WHAT TO PRODUCE — Begin with the first line below and retype each line exactly through the line containing "const xTicks = [0,2,4,6,8,10,12,14,16];". Any pictures are to be left out.

EXERCISE MATERIAL —
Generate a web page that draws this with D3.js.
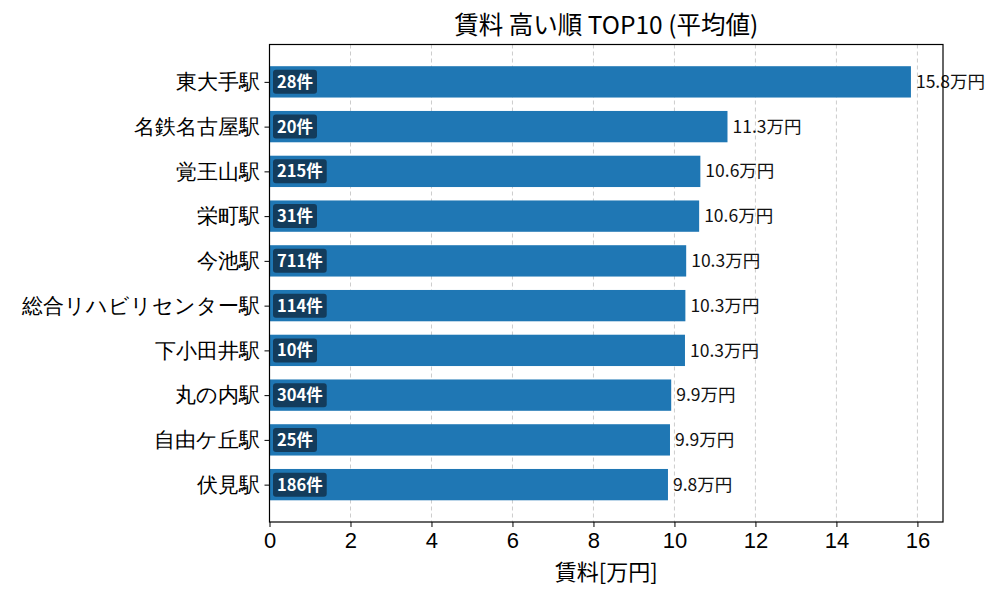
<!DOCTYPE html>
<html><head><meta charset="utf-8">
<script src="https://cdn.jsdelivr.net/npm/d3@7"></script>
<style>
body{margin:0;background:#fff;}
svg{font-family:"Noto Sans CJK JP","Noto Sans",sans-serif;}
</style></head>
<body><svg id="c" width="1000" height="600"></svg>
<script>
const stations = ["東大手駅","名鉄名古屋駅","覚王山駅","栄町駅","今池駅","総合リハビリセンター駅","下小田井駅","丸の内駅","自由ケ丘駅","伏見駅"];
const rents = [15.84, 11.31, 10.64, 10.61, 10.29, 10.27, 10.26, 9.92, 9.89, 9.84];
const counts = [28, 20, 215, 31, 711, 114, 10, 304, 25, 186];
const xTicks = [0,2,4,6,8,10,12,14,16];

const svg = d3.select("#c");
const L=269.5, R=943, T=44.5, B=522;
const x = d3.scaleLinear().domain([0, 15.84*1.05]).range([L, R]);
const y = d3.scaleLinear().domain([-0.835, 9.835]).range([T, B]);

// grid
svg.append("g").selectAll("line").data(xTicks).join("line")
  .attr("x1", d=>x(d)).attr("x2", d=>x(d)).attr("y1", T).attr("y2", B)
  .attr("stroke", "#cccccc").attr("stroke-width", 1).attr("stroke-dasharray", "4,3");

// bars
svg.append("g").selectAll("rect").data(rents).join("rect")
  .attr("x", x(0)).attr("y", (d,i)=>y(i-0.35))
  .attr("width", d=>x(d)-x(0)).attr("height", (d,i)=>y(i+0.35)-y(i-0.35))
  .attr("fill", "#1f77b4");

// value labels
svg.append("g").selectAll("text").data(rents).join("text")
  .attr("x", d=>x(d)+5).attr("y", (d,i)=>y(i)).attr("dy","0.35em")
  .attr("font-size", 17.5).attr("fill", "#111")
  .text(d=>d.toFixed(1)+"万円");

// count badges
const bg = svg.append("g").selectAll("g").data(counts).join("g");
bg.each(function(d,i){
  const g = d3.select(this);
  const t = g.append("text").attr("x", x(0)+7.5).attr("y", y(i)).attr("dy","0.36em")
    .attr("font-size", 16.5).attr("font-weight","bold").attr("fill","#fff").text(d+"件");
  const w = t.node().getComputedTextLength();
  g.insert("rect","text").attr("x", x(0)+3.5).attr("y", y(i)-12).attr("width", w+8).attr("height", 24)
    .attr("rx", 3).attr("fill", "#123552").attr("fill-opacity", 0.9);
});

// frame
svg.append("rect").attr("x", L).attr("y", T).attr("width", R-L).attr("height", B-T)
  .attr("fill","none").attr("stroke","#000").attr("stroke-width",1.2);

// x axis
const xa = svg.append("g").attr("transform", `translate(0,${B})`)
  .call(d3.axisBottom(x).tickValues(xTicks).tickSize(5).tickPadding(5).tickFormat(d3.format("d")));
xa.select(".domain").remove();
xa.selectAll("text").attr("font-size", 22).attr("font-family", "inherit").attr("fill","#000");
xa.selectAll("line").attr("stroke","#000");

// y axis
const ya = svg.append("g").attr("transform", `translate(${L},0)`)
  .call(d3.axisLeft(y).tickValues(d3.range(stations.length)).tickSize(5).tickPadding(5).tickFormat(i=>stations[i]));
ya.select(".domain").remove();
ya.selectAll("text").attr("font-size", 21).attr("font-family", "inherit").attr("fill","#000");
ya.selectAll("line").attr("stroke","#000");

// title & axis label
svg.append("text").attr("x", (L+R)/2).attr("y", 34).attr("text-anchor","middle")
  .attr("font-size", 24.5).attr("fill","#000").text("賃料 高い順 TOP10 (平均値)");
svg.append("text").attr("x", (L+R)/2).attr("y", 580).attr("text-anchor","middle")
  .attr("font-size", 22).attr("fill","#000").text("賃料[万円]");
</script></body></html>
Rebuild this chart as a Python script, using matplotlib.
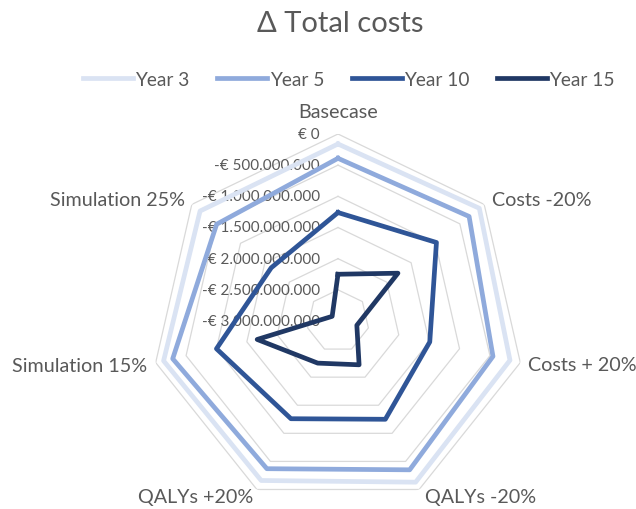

COMPLETE ANSWER —
Generate a web page that draws this with D3.js.
<!DOCTYPE html>
<html><head><meta charset="utf-8">
<script src="https://cdn.jsdelivr.net/npm/d3@7"></script>
<style>
body{margin:0;background:#fff;}
svg{font-family:"Noto Sans CJK JP","Noto Sans",sans-serif;}
</style></head>
<body><svg id="c" width="1000" height="600"></svg>
<script>
const stations = ["東大手駅","名鉄名古屋駅","覚王山駅","栄町駅","今池駅","総合リハビリセンター駅","下小田井駅","丸の内駅","自由ケ丘駅","伏見駅"];
const rents = [15.84, 11.31, 10.64, 10.61, 10.29, 10.27, 10.26, 9.92, 9.89, 9.84];
const counts = [28, 20, 215, 31, 711, 114, 10, 304, 25, 186];
const xTicks = [0,2,4,6,8,10,12,14,16];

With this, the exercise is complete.